- Church: Jacobite Syrian Christian Church
- Diocese: E.A.E Arch Diocese and Honnavar Mission
- See: Syriac Orthodox Patriarchate of Antioch
- In office: 1957—2011
- Predecessor: Mor Athanasius Paulose II Metropolitan
- Successor: Mor Chrysostomos Markose Anthonios Yaqu'b

Orders
- Ordination: 1956, (Kooroyo) by Mor Mor Yulios Elias Qoro
- Consecration: 27 May 1990 by Patriarch Ignatius Zakka I
- Rank: Senior Metropolitan of E.A.E Arch Diocese & Honnavar Mission

Personal details
- Born: 5 April 1933
- Died: 6 March 2011 (aged 77)
- Buried: St.
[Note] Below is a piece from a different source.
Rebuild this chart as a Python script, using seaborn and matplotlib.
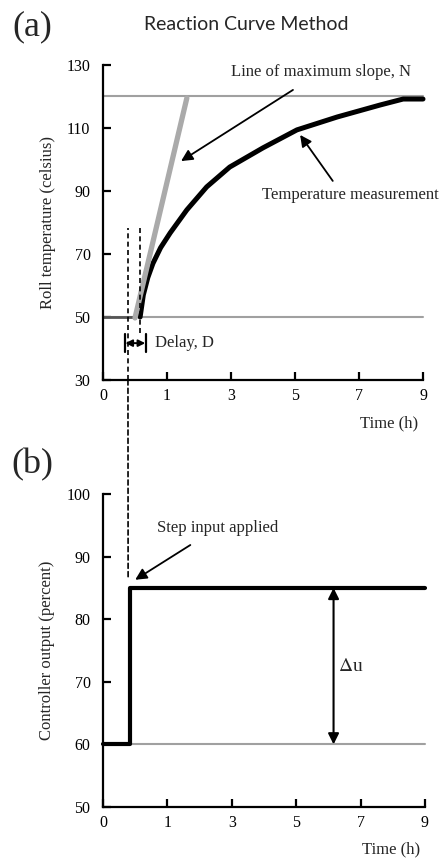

Anthony's Jacobite Syrian Cathedral, Mangalore, Karnataka
- Residence: Nadayil House, Chennithala, Mavelikkara, Pathanamthitta Dt, Kerala
- Education: BA (Hons), Mangalore University, Theological Studies, Malecruz Dayro, Puthencruz, Kerala

= Polycarpus Geevarghese =

Mor Polycarpus Geevarghese (1933–2011) was the Metropolitan of Evangelistic Association Of The East and Honnavar Mission of Jacobite Syrian Orthodox Church.

==Early life==
Mor Polycarpus was born on April 5, 1933, to Mr. Mathew Philipose and Mrs. Eliyamma of Nadayil Mulanilkkunnathil Famil, Chennithala, Pathanamthitta District, Kerala. St. George Jacobite Syrian Church, Chennithala was his home parish. He attended Eramathoor Ilavumood Primary School and NSS High School in Mannar. He completed SSLC in 1950, but decided to devote his life to the church rather than going on to study civil engineering.

==Ordination==
He was ordained as a Korooyo, or deacon, in the year 1956, then as Kassisso in 1957 at Manjanikkara Dayaro. He began his service in the Kozhichal and Kottamala parishes in Kasarkod district, also serving as vicar at St. Mary's Church Meenangadi in Kerala, St Mary's Church Athyadi in Karnataka and various other churches in region

==Metropolitan==
On May 27, 1990, George Cor Episcopo was ordained as the Metropolitan of EAE and conferred the name Mor Polycarpus Geevarghese by Mor Ignatius Zakka I Iwas. The additional charge of Honnavar Mission was also given to Mor Polycarpus. Established various charity and social services and visited the South Canara Region (including Mangalore). Thereafter new priests were ordained and regular Sunday services were started in almost all the churches under the EAE and Honnavar Mission.